— Start of PROVIDED DATA —
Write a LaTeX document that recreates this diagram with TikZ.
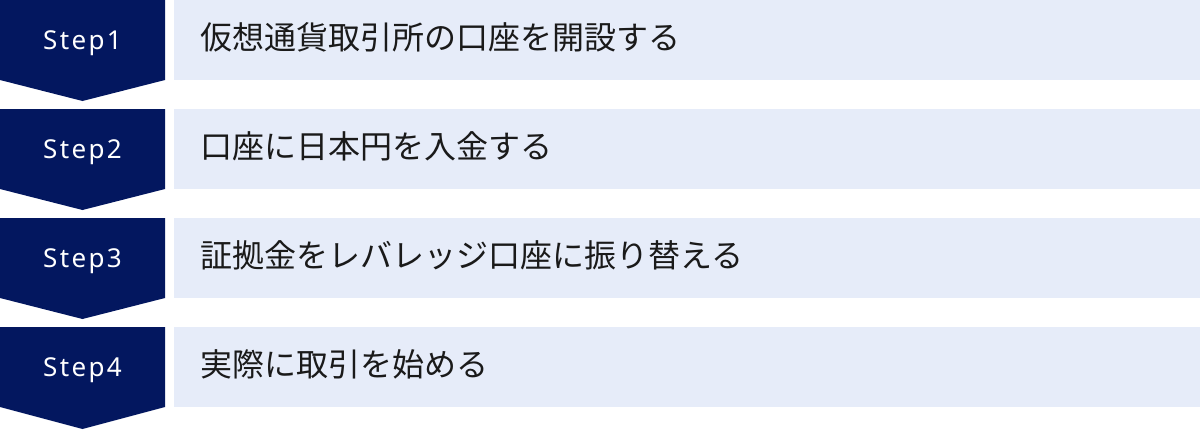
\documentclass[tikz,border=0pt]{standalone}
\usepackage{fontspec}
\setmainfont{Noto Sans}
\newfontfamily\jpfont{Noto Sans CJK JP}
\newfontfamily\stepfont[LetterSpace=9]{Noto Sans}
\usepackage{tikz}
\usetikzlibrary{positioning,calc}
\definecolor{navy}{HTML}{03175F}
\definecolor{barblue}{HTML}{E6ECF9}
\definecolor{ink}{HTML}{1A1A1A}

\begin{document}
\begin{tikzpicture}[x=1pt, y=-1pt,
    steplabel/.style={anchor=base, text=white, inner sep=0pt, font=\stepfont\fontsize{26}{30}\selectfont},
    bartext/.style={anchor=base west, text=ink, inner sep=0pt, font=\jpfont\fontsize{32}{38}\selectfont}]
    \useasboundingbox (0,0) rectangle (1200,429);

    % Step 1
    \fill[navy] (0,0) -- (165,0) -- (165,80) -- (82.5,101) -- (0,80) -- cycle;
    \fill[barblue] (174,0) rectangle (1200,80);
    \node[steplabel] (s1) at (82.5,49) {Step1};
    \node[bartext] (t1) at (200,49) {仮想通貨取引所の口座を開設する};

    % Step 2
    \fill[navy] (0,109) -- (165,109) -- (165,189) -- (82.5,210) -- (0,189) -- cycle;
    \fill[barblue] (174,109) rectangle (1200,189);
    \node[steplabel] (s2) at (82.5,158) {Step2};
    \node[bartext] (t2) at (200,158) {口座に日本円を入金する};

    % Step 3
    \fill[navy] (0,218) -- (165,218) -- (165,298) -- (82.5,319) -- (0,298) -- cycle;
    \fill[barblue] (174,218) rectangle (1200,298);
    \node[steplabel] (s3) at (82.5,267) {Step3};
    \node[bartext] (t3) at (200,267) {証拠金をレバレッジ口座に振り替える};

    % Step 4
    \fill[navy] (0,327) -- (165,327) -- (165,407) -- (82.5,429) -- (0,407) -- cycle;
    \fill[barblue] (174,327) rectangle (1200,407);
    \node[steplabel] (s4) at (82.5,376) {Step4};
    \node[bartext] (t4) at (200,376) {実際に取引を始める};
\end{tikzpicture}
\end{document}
— End of PROVIDED DATA —
- EXERCISE OBJECTIVE: Please write out all of the material above without changing a word, and omit any pictures.

- RESPONSE TO THIS EXERCISE:
Write a LaTeX document that recreates this diagram with TikZ.
\documentclass[tikz,border=0pt]{standalone}
\usepackage{fontspec}
\setmainfont{Noto Sans}
\newfontfamily\jpfont{Noto Sans CJK JP}
\newfontfamily\stepfont[LetterSpace=9]{Noto Sans}
\usepackage{tikz}
\usetikzlibrary{positioning,calc}
\definecolor{navy}{HTML}{03175F}
\definecolor{barblue}{HTML}{E6ECF9}
\definecolor{ink}{HTML}{1A1A1A}

\begin{document}
\begin{tikzpicture}[x=1pt, y=-1pt,
    steplabel/.style={anchor=base, text=white, inner sep=0pt, font=\stepfont\fontsize{26}{30}\selectfont},
    bartext/.style={anchor=base west, text=ink, inner sep=0pt, font=\jpfont\fontsize{32}{38}\selectfont}]
    \useasboundingbox (0,0) rectangle (1200,429);

    % Step 1
    \fill[navy] (0,0) -- (165,0) -- (165,80) -- (82.5,101) -- (0,80) -- cycle;
    \fill[barblue] (174,0) rectangle (1200,80);
    \node[steplabel] (s1) at (82.5,49) {Step1};
    \node[bartext] (t1) at (200,49) {仮想通貨取引所の口座を開設する};

    % Step 2
    \fill[navy] (0,109) -- (165,109) -- (165,189) -- (82.5,210) -- (0,189) -- cycle;
    \fill[barblue] (174,109) rectangle (1200,189);
    \node[steplabel] (s2) at (82.5,158) {Step2};
    \node[bartext] (t2) at (200,158) {口座に日本円を入金する};

    % Step 3
    \fill[navy] (0,218) -- (165,218) -- (165,298) -- (82.5,319) -- (0,298) -- cycle;
    \fill[barblue] (174,218) rectangle (1200,298);
    \node[steplabel] (s3) at (82.5,267) {Step3};
    \node[bartext] (t3) at (200,267) {証拠金をレバレッジ口座に振り替える};

    % Step 4
    \fill[navy] (0,327) -- (165,327) -- (165,407) -- (82.5,429) -- (0,407) -- cycle;
    \fill[barblue] (174,327) rectangle (1200,407);
    \node[steplabel] (s4) at (82.5,376) {Step4};
    \node[bartext] (t4) at (200,376) {実際に取引を始める};
\end{tikzpicture}
\end{document}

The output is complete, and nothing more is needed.